1.7. IMPORTANCE OF POPULATION CONTROL

The topic of population control has been a causes célèbres for a while now giving rise to the unwarranted speculations, hypothesis, and theories that should and need to be work in the only way that is to bring upon this most needed reform. The merits outweigh the disadvantages which dare I say do not pose relevancy in the comparison. To begin with, the advantages that are globally known and being the subtle reality is that natural resources are limited and they are on the continual exhaust and the ongoing times of pandemic having exposed the limitation of humankind has brought forth the actualization of the need to utilize and limited consumption of resources while maintaining the sustainable development goals. We cannot be selfish enough to leave our future generation struggling with barrenness. Can we? Further, it goes without saying that the development of human resources holistically sits at the core of the development of any nation. The issue involves concerns such as better education, health care system, better employment opportunities, and certain other benefits including but not limited to environmental cleanliness, personal physical and mental health concerns, freedom, and independence in sustenance terms. The Prime Minister of India has expressed his concern and called for population control policies to contain reckless and shoddy population explosion in India.

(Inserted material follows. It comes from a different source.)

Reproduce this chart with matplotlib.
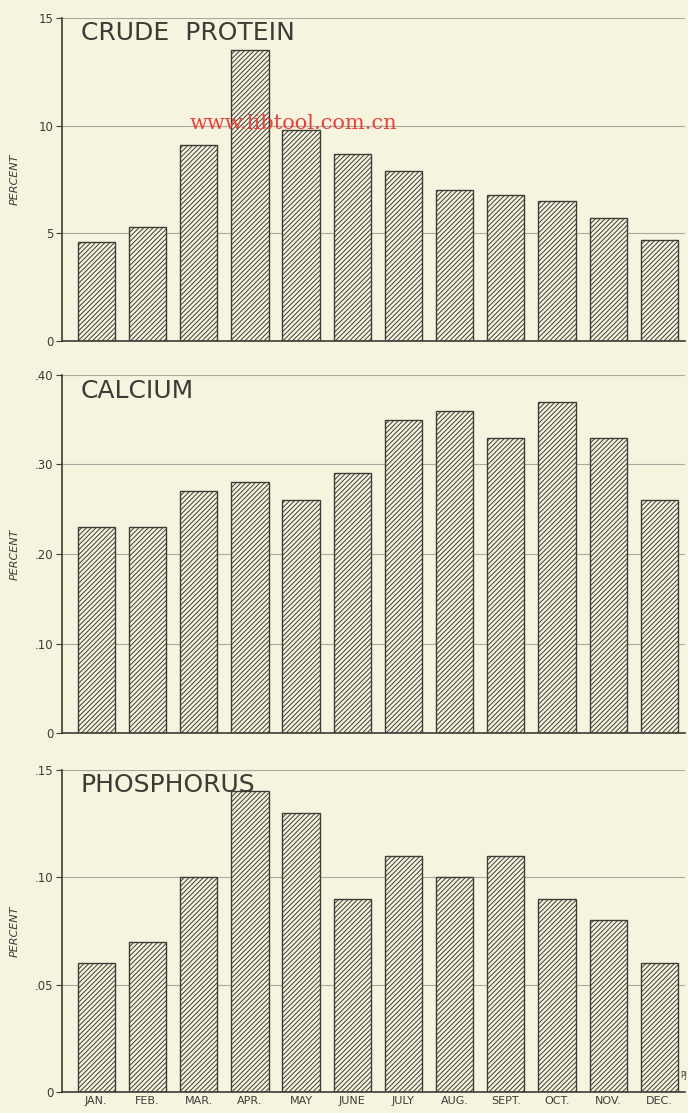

He warned the people of existing problems that are aggravating due to increased population and referred that having small families and embracing small family norms is an “act of patriotism”. The phrase per se contains a wide array of interpretations which has to be looked just the way it appears. Nation-building is inchoate without popular support and participation because the legitimate expectation from the state holds ground when the citizenry acknowledges the responsibility on their own without a statutory mandate.


1.8. CONCLUSION

As much straightforward, the issue appears and as simple the resolution sounds, the excessive political contour creates a Hullabaloo out of the identification, deliberation, and resolution of the issue. The population control is viewed as “Agenda” because of the way it is presented, the exhibition of support towards it, and the opposition of the same as not being the pressing issue. Viewing the current scenario when pandemic onslaught is a daily routine and the coping mechanism is brought to the knees, it would be in the fitness of the things to say that now more than ever, the issue needs to be considered towards settling a plan that works and aims towards strict population control law even if that means time-slab two-child policy. This should be understood that the issue should not be made any community-centric nor should its resolution contain any bias, it is for furthering the betterment of people and so of the nation as a whole. The current health crises and the arrangement being made on a regular basis to mitigate the impact of the loss that is being caused due to the pandemic is a war far from over. For one thing, this pandemic has reaffirmed to the humankind is that future is always bleak, the least that we can do is to better prepare ourselves. Who’d have known that we’d be living in pandemic struggling for survival as the number is in abundance, the resources, unfortunately, are not so.